Solidarity in Climate/Immigrant Justice Direct Action: Lessons from movements in the U.S. South

March 7, 2016 Comments off

Happy to have published this paper in IJURR with two wicked smart folks.  Given we all continue to do work within these communities hoping for more work like this down the road.

Black, S., R. Milligan and N. Heynen (2016) “Solidarity in Climate/Immigrant Justice Direct Action: Lessons from movements in the U.S. South”. International Journal of Urban and Regional Research. 40(2), 284-298.

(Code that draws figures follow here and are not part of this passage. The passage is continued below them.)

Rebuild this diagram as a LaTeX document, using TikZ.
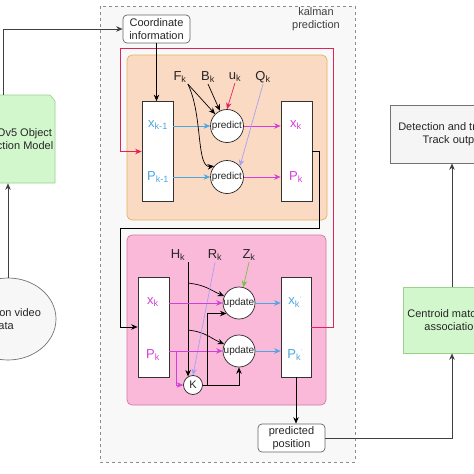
\documentclass[tikz,border=0pt]{standalone}
\usepackage{fontspec}
\setmainfont{Liberation Sans}
\usetikzlibrary{arrows.meta,shapes.geometric,calc}
\definecolor{predfill}{HTML}{FBDAC4}
\definecolor{predline}{HTML}{E3B35A}
\definecolor{updfill}{HTML}{FBB9DA}
\definecolor{updline}{HTML}{D07AA0}
\definecolor{redline}{HTML}{E0245A}
\definecolor{skyline}{HTML}{4CA6E0}
\definecolor{magline}{HTML}{D43FD8}
\definecolor{lavline}{HTML}{A7A0F2}
\definecolor{zline}{HTML}{73C53F}
\definecolor{boxgreen}{HTML}{D3F7CC}
\definecolor{edgegreen}{HTML}{9BD28A}
\definecolor{panelgray}{HTML}{F8F8F8}

\begin{document}
\begin{tikzpicture}[x=1pt, y=-1pt, line width=0.7pt, >={Stealth[length=6.5pt,width=5.5pt]},
    every node/.style={font=\fontsize{11}{13}\selectfont, text=black!85},
    rbox/.style={draw=black!60, rounded corners=4pt, fill=white, align=center,
      minimum width=67pt, minimum height=28pt, inner sep=1pt},
    tallbox/.style={draw=black!80, fill=white, minimum width=31pt, minimum height=100pt, inner sep=0pt},
    ring/.style={circle, draw=black!85, fill=white, minimum size=33pt, inner sep=0pt,
      font=\fontsize{10}{11}\selectfont},
    sym/.style={inner sep=1pt, font=\fontsize{13}{15}\selectfont},
    greenbox/.style={draw=edgegreen, fill=boxgreen},
    graybox/.style={draw=black!55, fill=black!4, align=center}]
  \useasboundingbox (0,0) rectangle (474,474);
  \fill[white] (0,0) rectangle (474,474);
  \clip (0,0) rectangle (474,474);

  % kalman panel
  \draw[black!45, dashed, fill=panelgray] (100,6) rectangle (355,462);
  \node[align=center, text=black!75] (kal) at (316,19) {kalman\\prediction};
  \draw[predline, fill=predfill, rounded corners=5pt] (127,55) rectangle (327,220);
  \draw[updline, fill=updfill, rounded corners=5pt] (127,235) rectangle (326,405);

  % outside boxes
  \draw[greenbox] (-28,95) -- (50,95) -- (55,101) -- (55,183) -- (-28,183) -- cycle;
  \node[align=center, minimum width=83pt, minimum height=88pt] (yolo) at (13.5,139) {YOLOv5 Object\\Detection Model};
  \node[ellipse, draw=black!55, fill=black!3, align=center, minimum width=96pt, minimum height=82pt] (video) at (8,319) {};
  \node[align=center] (vidtext) at (3,319) {Detection video\\data};
  \node[graybox, minimum width=126pt, minimum height=58pt] (det) at (453,134) {Detection and tracking\\Track output};
  \node[greenbox, align=center, minimum width=98pt, minimum height=66pt] (cent) at (452,320) {Centroid matching\\association};
  \node[rbox] (coord) at (156.5,29) {Coordinate\\information};
  \node[rbox] (ppos) at (291.5,438) {predicted\\position};

  % prediction step
  \node[tallbox] (prevbox) at (157.5,151.5) {};
  \node[sym, text=skyline] (xprev) at (158,125) {x\textsubscript{k-1}};
  \node[sym, text=skyline] (Pprev) at (158,177) {P\textsubscript{k-1}};
  \node[tallbox] (nextbox) at (296.5,151.5) {};
  \node[sym, text=magline] (xk) at (296,125) {x\textsubscript{k}};
  \node[sym, text=magline] (Pk) at (296,177) {P\textsubscript{k}};
  \node[ring] (pred1) at (227,126) {predict};
  \node[ring] (pred2) at (227,177) {predict};
  \node[sym] (Fk) at (180,77) {F\textsubscript{k}};
  \node[sym] (Bk) at (208,77) {B\textsubscript{k}};
  \node[sym] (uk) at (235,77) {u\textsubscript{k}};
  \node[sym] (Qk) at (263,77) {Q\textsubscript{k}};

  \draw[skyline, ->] (prevbox.east |- pred1) -- (pred1.west);
  \draw[skyline, ->] (prevbox.east |- pred2) -- (pred2.west);
  \draw[magline, ->] (pred1.east) -- (pred1 -| nextbox.west);
  \draw[magline, ->] (pred2.east) -- (pred2 -| nextbox.west);
  \draw[->] (Fk.south east) -- (pred1.135);
  \draw[->] (Fk.south east) .. controls (203,115) and (196,168) .. (pred2.140);
  \draw[->] (Bk.south) -- (pred1.115);
  \draw[redline, ->] (uk.south) -- (pred1.north);
  \draw[lavline, ->] (Qk.south) -- (pred2.40);

  % update step
  \node[tallbox] (ubox) at (153.5,327) {};
  \node[sym, text=magline] (ux) at (153,302) {x\textsubscript{k}};
  \node[sym, text=magline] (uP) at (153,355) {P\textsubscript{k}};
  \node[tallbox, minimum width=30pt] (obox) at (296,327) {};
  \node[sym, text=skyline] (ox) at (295,302) {x\textsubscript{k}\textsuperscript{\tiny'}};
  \node[sym, text=skyline] (oP) at (295,355) {P\textsubscript{k}\textsuperscript{\tiny'}};
  \node[ring, minimum size=32pt] (upd1) at (239,303) {update};
  \node[ring, minimum size=32pt] (upd2) at (239,351) {update};
  \node[circle, draw=black!85, fill=white, minimum size=19pt, inner sep=0pt] (K) at (193,385) {K};
  \node[sym] (Hk) at (178,255) {H\textsubscript{k}};
  \node[sym] (Rk) at (215,255) {R\textsubscript{k}};
  \node[sym] (Zk) at (249,255) {Z\textsubscript{k}};

  \coordinate (hline) at (Hk.south -| K.120);
  \draw[->] (hline) -- (K.120);
  \draw[->] ([yshift=-21pt]hline) .. controls +(18,2) and +(-14,-6) .. (upd1.155);
  \draw[->] ([yshift=-68pt]hline) .. controls +(18,2) and +(-14,-6) .. (upd2.155);
  \draw[lavline, ->] (Rk.south) -- (K.north);
  \draw[zline, ->] (Zk.south) -- (upd1.75);
  \draw[magline, ->] (ubox.east |- upd1) -- (upd1.west);
  \draw[magline, ->] (ubox.east |- upd2) -- (upd2.west);
  \draw[magline, ->] ([xshift=7pt]ubox.east |- upd2) |- (K.west);
  \draw[->] (K.east) -| (upd2.south);
  \draw[->] ([xshift=4.5pt]K.east) |- (upd1.220);
  \draw[skyline, ->] (upd1.east) -- (upd1 -| obox.west);
  \draw[skyline, ->] (upd2.east) -- (upd2 -| obox.west);

  % links between steps
  \draw[->] (nextbox.east) -| ++(7,77) -| ([xshift=-17pt]ubox.west) -- (ubox.west);
  \draw[redline, ->] (obox.east) -| ++(22,-279) -| ([xshift=-21pt]prevbox.west) -- (prevbox.west);

  % outer flow
  \draw[black!75, ->] ([xshift=-10.5pt]yolo.north) |- (coord.west);
  \draw[black!75, ->] (video.north) -- (video.north |- yolo.south);
  \draw[->] (coord.south) -- (coord.south |- prevbox.north);
  \draw[->] (obox.south) -- (obox.south |- ppos.north);
  \draw[black!75, ->] (ppos.east) -| (cent.south);
  \draw[black!75, ->] (cent.north) -- (cent.north |- det.south);
\end{tikzpicture}
\end{document}
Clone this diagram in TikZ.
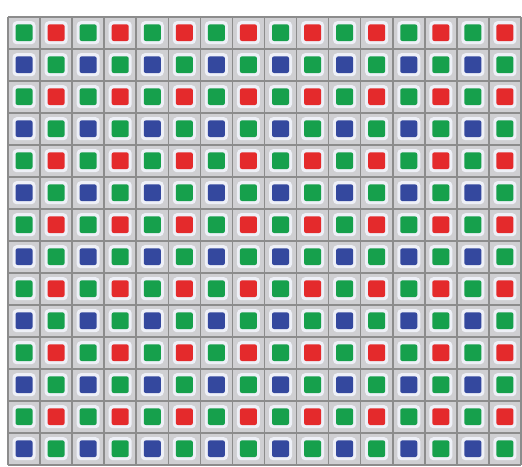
\documentclass[tikz,border=0pt]{standalone}
\definecolor{cellgray}{HTML}{CFCFD2}
\definecolor{linegray}{HTML}{8C8C8C}
\definecolor{halo}{HTML}{EEF0F7}
\definecolor{pg}{HTML}{16A04C}
\definecolor{pr}{HTML}{E42A2C}
\definecolor{pb}{HTML}{34489E}
\tikzset{
  pix/.style={rounded corners=2pt, draw=none},
  halobox/.style={fill=halo, rounded corners=4pt, draw=none},
}
\begin{document}
\begin{tikzpicture}[x=1pt,y=-1pt]
\useasboundingbox (0,0) rectangle (522,466);
\fill[white] (0,0) rectangle (522,466);
\def\cw{32.06}
\def\ch{32.0}
\fill[cellgray] (8,16.7) rectangle (521,464.7);
\foreach \r in {0,...,13}{
  \foreach \c in {0,...,15}{
    \pgfmathsetmacro{\cx}{8+\cw*(\c+0.5)}
    \pgfmathsetmacro{\cy}{16.7+\ch*(\r+0.5)}
    \pgfmathtruncatemacro{\rr}{mod(\r,2)}
    \pgfmathtruncatemacro{\cc}{mod(\c,2)}
    \ifnum\rr=0
      \ifnum\cc=0 \def\col{pg}\else \def\col{pr}\fi
    \else
      \ifnum\cc=0 \def\col{pb}\else \def\col{pg}\fi
    \fi
    \fill[halobox] (\cx-11.5,\cy-11.5) rectangle (\cx+11.5,\cy+11.5);
    \fill[pix,fill=\col] (\cx-8.5,\cy-8.3) rectangle (\cx+8.5,\cy+8.3);
  }
}
\foreach \c in {0,...,16}{
  \draw[linegray, line width=1.6pt] (8+\cw*\c,16.7) -- (8+\cw*\c,464.7);
}
\foreach \r in {0,...,14}{
  \draw[linegray, line width=1.6pt] (8,16.7+\ch*\r) -- (521,16.7+\ch*\r);
}
\end{tikzpicture}
\end{document}
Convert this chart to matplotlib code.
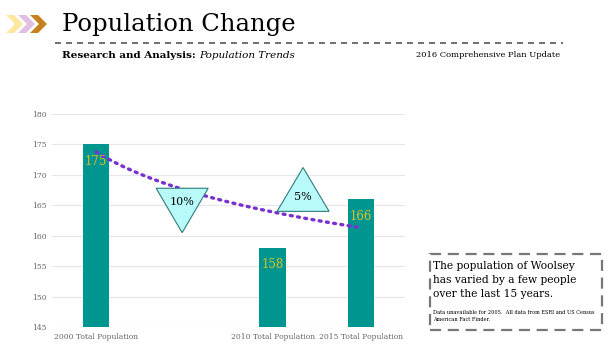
import numpy as np
import matplotlib.pyplot as plt
from matplotlib.patches import Polygon, Rectangle

categories = ["2000 Total Population", "", "2010 Total Population", "2015 Total Population"]
values = [175, None, 158, 166]
changes = ["10%", "5%"]
yticks = [145, 150, 155, 160, 165, 170, 175, 180]

fig = plt.figure(figsize=(6.16, 3.45), dpi=100)
fig.patch.set_facecolor("white")
serif = ["DejaVu Serif"]

ax = fig.add_axes([52/616, 1-327/345, (405-52)/616, (327-114)/345])
x = np.arange(len(categories))
bx = [i for i, v in enumerate(values) if v is not None]
bv = [v for v in values if v is not None]
ax.bar(bx, [v - 145 for v in bv], bottom=145, width=0.3, color="#009690", zorder=2)
for i, v in zip(bx, bv):
    ax.text(i, v - 2.8, str(v), ha="center", va="center", color="#e0c020",
            fontsize=8.5, family=serif, zorder=4)

# logarithmic trendline fitted to data
lx = np.log(np.array(bx) + 1.0)
b, a = np.polyfit(lx, bv, 1)
tx = np.linspace(0, 3, 100)
ax.plot(tx, a + b * np.log(tx + 1), color="#7a30d0", lw=2.4, ls=(0, (0.6, 1.6)),
        dash_capstyle="round", zorder=3)

ax.set_xlim(-0.5, 3.5)
ax.set_ylim(145, 180)
ax.set_yticks(yticks)
ax.set_xticks(x)
ax.set_xticklabels(categories)
ax.tick_params(length=0, labelsize=5.5, labelcolor="#666666", pad=4)
for lab in ax.get_xticklabels() + ax.get_yticklabels():
    lab.set_family(serif)
ax.grid(axis="y", color="#e6e6e6", lw=0.8, zorder=0)
for s in ax.spines.values():
    s.set_visible(False)

# change triangles (annotations)
tri_fc, tri_ec = "#b8fafa", "#2e7d7a"
down = Polygon([(0.68, 167.8), (1.27, 167.8), (0.975, 160.5)], closed=True,
               fc=tri_fc, ec=tri_ec, lw=0.8, zorder=5)
up = Polygon([(2.05, 164.0), (2.64, 164.0), (2.345, 171.2)], closed=True,
             fc=tri_fc, ec=tri_ec, lw=0.8, zorder=5)
ax.add_patch(down)
ax.add_patch(up)
ax.text(0.975, 165.6, changes[0], ha="center", va="center", fontsize=8, family=serif, zorder=6)
ax.text(2.345, 166.3, changes[1], ha="center", va="center", fontsize=8, family=serif, zorder=6)

# header
fig.text(62/616, 1-24/345, "Population Change", fontsize=17.5, family=serif, va="center", ha="left")
chev_colors = ["#fde7a0", "#e2bfe0", "#c8801e"]
for k, c in enumerate(chev_colors):
    x0 = 6 + k * 12
    pts = [(x0, 15), (x0 + 8, 15), (x0 + 17, 24), (x0 + 8, 33), (x0, 33), (x0 + 9, 24)]
    fig.patches.append(Polygon([(px/616, 1-py/345) for px, py in pts], closed=True,
                               transform=fig.transFigure, fc=c, ec="none"))
fig.add_artist(plt.Line2D([55/616, 563/616], [1-42.5/345]*2, color="#555555", lw=1.2,
                          ls=(0, (3.6, 3.0)), transform=fig.transFigure))
fig.text(62/616, 1-55/345, "Research and Analysis:", fontsize=7.5, fontweight="bold",
         family=serif, va="center")
fig.text(199/616, 1-55/345, "Population Trends", fontsize=7.5, style="italic",
         family=serif, va="center")
fig.text(560/616, 1-55/345, "2016 Comprehensive Plan Update", fontsize=6, family=serif,
         va="center", ha="right")

# note box
fig.patches.append(Rectangle((430/616, 1-330/345), (602-430)/616, (330-254)/345,
                             transform=fig.transFigure, fc="white", ec="#777777",
                             lw=1.6, ls=(0, (5, 3))))
fig.text(433/616, 1-280/345, "The population of Woolsey\nhas varied by a few people\nover the last 15 years.",
         fontsize=7.7, family=serif, va="center", ha="left", linespacing=1.55)
fig.text(433/616, 1-316/345, "Data unavailable for 2005.  All data from ESRI and US Census\nAmerican Fact Finder.",
         fontsize=3.6, family=serif, va="center", ha="left", linespacing=1.3)

fig.savefig("out.png", dpi=100)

In October of 2012, youth organizers from the immigrant justice and climate change resistance movements in the southeastern US metropolitan region of Atlanta, Georgia, coordinated a direct action tactic framed by a unified narrative justifying collaboration between immigrant and climate justice activists on equal terms. In a continuing collaborative relationship, these organizers embraced mutually strategic narratives rooted in local civil rights history, but rejected common ‘global climate justice’ narratives used to frame social and environmental collaborative organizing. We examine the departure from ‘global climate justice’ narratives, which was exemplified by coalition building in Georgia, to argue that scholarship articulating ‘global climate justice’ as a new context for integrating social and environmental movements must anticipate barriers to these solidarities, especially historical, regional and racialized dynamics of power among organizations engaged in these developing alliances. Based on an investigation of strategic alliances between anti-racist, immigrant justice organizers and climate change activists in the metropolitan areas of Atlanta and Athens, Georgia, we argue that climate justice narratives in both activism and scholarship would benefit from more attention to the particular political and cultural geographies in which diverse forms of climate justice organizing can take hold.